The Chav Nativity


The Chav Nativity captures this wondrous night in a very special collectable. This meticulously hand-crafted, hand-painted masterwork is certain to be the perfect addition to your festive decorating.
Surely both parents wouldn't be there :roll:
Baby should be on a George Flag, not a Union Flag, neither of the parents is wearing Kappa, they both appear sober and there isn't enough Elizabeth Duke on show.

Good effort though, where did you get it from?
Mr_Dignity said:
If you look at the baby, they're not!
Oh she hasn't just dyed her hair to look like Britney then :roll:

Mindyou, what a great Secret Santa gift :D
I can see it now " And Joseph drove Mary to the old stables behind JJB sports in his modded Saxo and spake unto her, 'Yo bitch, annuver four of them and we get a bigger 'ouse from the council and more money for stella and fags'."

Fair do's though, most Chav mothers don't know who the father of their child is either! :D
Title: Immaculate Conception or Slack jawed oafs pollute the gene pool again - which is it?
...and the touching story here:

There’s this bird called Mary, yeah?

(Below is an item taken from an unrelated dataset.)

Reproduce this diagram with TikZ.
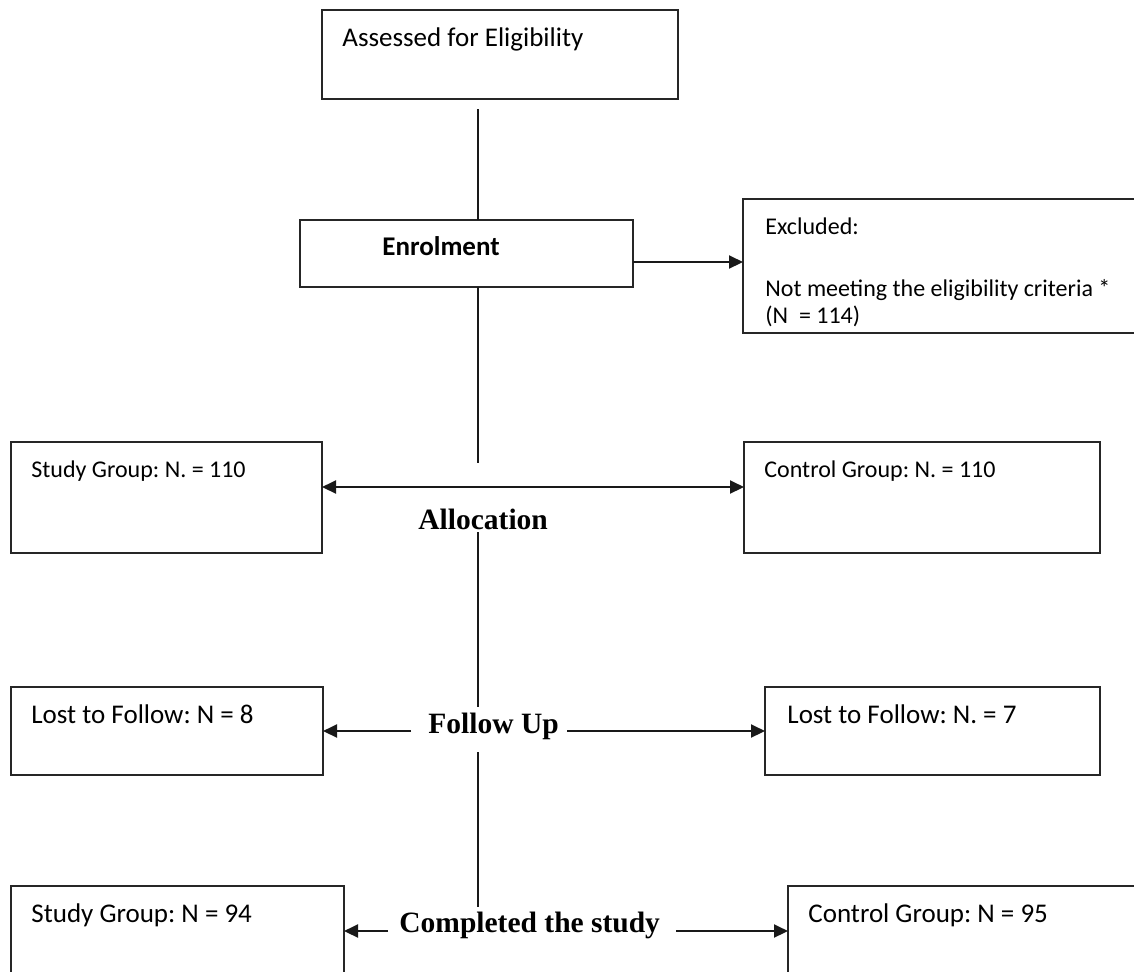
\documentclass[tikz,border=0pt]{standalone}
\usepackage{fontspec}
\setmainfont{Carlito}
\newfontfamily\labfont{Liberation Serif}
\usetikzlibrary{arrows.meta}
\begin{document}
\frenchspacing
\begin{tikzpicture}[x=0.5pt,y=-0.5pt,
  box/.style={draw=black!85, line width=1pt, inner sep=0pt, outer sep=0pt},
  txt/.style={anchor=base west, inner sep=0pt, font=\fontsize{13.5}{16}\selectfont},
  stxt/.style={anchor=base west, inner sep=0pt, font=\fontsize{12}{14}\selectfont},
  lab/.style={anchor=base west, inner sep=0pt, font=\labfont\bfseries\fontsize{14.75}{17}\selectfont},
  conn/.style={line width=1pt, black!90},
  arr/.style={conn, -{Triangle[length=7pt,width=6.5pt]}},
  darr/.style={conn, {Triangle[length=7pt,width=6.5pt]}-{Triangle[length=7pt,width=6.5pt]}}]
\useasboundingbox (0,0) rectangle (1134,971);
\clip (0,0) rectangle (1134,971);

% boxes
\node[box, minimum width=178pt, minimum height=44.5pt] (assess) at (500,54.5) {};
\node[box, minimum width=166.5pt, minimum height=33.5pt] (enrol) at (466.5,253.5) {};
\node[box, minimum width=208.5pt, minimum height=67pt] (excl) at (951.5,266) {};
\node[box, minimum width=155.5pt, minimum height=55.5pt] (study1) at (166.5,497.5) {};
\node[box, minimum width=178pt, minimum height=55.5pt] (ctrl1) at (922,497.5) {};
\node[box, minimum width=156pt, minimum height=44pt] (lost1) at (167,731) {};
\node[box, minimum width=167.5pt, minimum height=44pt] (lost2) at (932.5,731) {};
\node[box, minimum width=166.5pt, minimum height=57pt] (study2) at (177.5,943) {};
\node[box, minimum width=186pt, minimum height=57pt] (ctrl2) at (974,943) {};

% texts
\node[txt] (tassess) at (342,46) {Assessed for Eligibility};
\node[txt, font=\bfseries\fontsize{13.5}{16}\selectfont] (tenrol) at (382,255) {Enrolment};
\node[stxt] (texcl) at (765,234) {Excluded:};
\node[stxt] (texcl2) at (765,296) {Not meeting the eligibility criteria *};
\node[stxt] (texcl3) at (765,323) {(N\ \ = 114)};
\node[stxt] (tstudy1) at (31,477) {Study Group: N. = 110};
\node[stxt] (tctrl1) at (764,477) {Control Group: N. = 110};
\node[txt] (tlost1) at (31,723) {Lost to Follow: N = 8};
\node[txt] (tlost2) at (787,723) {Lost to Follow: N. = 7};
\node[txt] (tstudy2) at (31,922) {Study Group: N = 94};
\node[txt] (tctrl2) at (808,922) {Control Group: N = 95};

% stage labels
\node[lab] (alloc) at (418,529) {Allocation};
\node[lab] (follow) at (428,733.5) {Follow Up};
\node[lab] (compl) at (399,932) {Completed the study};

% coordinates
\coordinate (v1) at (478,109);
\coordinate (v2) at (478,463);
\coordinate (v3) at (478,532);
\coordinate (v4) at (478,707);
\coordinate (v5) at (478,752);
\coordinate (v6) at (478,907);
\coordinate (ey) at (0,262);
\coordinate (ay) at (0,487);
\coordinate (fl) at (411,731);
\coordinate (fr) at (567,731);
\coordinate (cl) at (388,931);
\coordinate (cr) at (676,931);

% connectors
\draw[conn] (v1) -- (v1 |- enrol.north);
\draw[conn] (v1 |- enrol.south) -- (v2);
\draw[conn] (v3) -- (v4);
\draw[conn] (v5) -- (v6);
\draw[arr] (enrol.east |- ey) -- (excl.west |- ey);
\draw[darr] (study1.east |- ay) -- (ctrl1.west |- ay);
\draw[arr] (fl) -- (lost1.east |- fl);
\draw[arr] (fr) -- (lost2.west |- fr);
\draw[arr] (cl) -- (study2.east |- cl);
\draw[arr] (cr) -- (ctrl2.west |- cr);
\end{tikzpicture}
\end{document}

She’s a virgin (wossat then?) She’s not married or nuffink, but she’s got this boyfriend, Joe, innit? He does joinery an’ that. Mary lives with him in a crib dahn Nazaref. One day Mary meets this bloke Gabriel. She’s like `Oo ya lookin at?’ Gabriel just goes ‘You got one up the duff, you have.’ Mary’s totally gobsmacked. She gives it to him large ‘Stop dissin’ me yeah? I ain’t no Kappa-slapper. I never bin wiv no one!’

So Mary goes and sees her cousin Liz, who’s six months gone herself. Liz is largin’ it. She’s filled with spirits, Barcardi Breezers an’ that. She’s like ‘Orright, Mary, I can feel me bay-bee in me tummy and I reckon I’m well blessed. Think of all the extra weez gonna get on the social an’ that.’ Mary goes ‘Yeah, s’pose you’re right’ Mary an’ Joe ain’t got no money so they have to ponse a donkey, an’ go dahn Bethlehem on that. They get to this pub an’ Mary wants to stop, yeah? To have her bay-bee an’ that. But there ain’t no room at the inn, innit? So Mary an’ Joe break an’ enter into this garridge, only it’s filled wiv animals. Cahs an’ sheep an’ that. Then these three geezers turn up, looking proper bling, wiv crowns on their ‘eads.

They’re like `Respect, bay-bee Jesus’, an’ say they’re wise men from the East End.

Joe goes: ‘If you’re so wise, wotchoo doin’ wiv this Frankenstein an’ myrrh?

Why dincha just bring gold, Adidas and Burberry?’ It’s all about to kick off when Gabriel turns up again an’ sez he’s got another message from this Lord geezer. He’s like ‘The police is comin an’ they’re killin all the bay-bees.

You better nash off to Egypt.’ Joe goes ‘You must be monged if you think I’m goin’ dahn Egypt on a minging donkey’ Gabriel sez ‘Suit yerself, pal. But it’s your look out if you stay.’ So they go dahn Egypt till they’ve stopped killin the first-born an’ it’s safe an’ that.

Then Joe and Mary and Jesus go back to Nazaref, an’ Jesus turns water into Stella.
There should be at least 1 bumper bottle of White Lightning in the picture.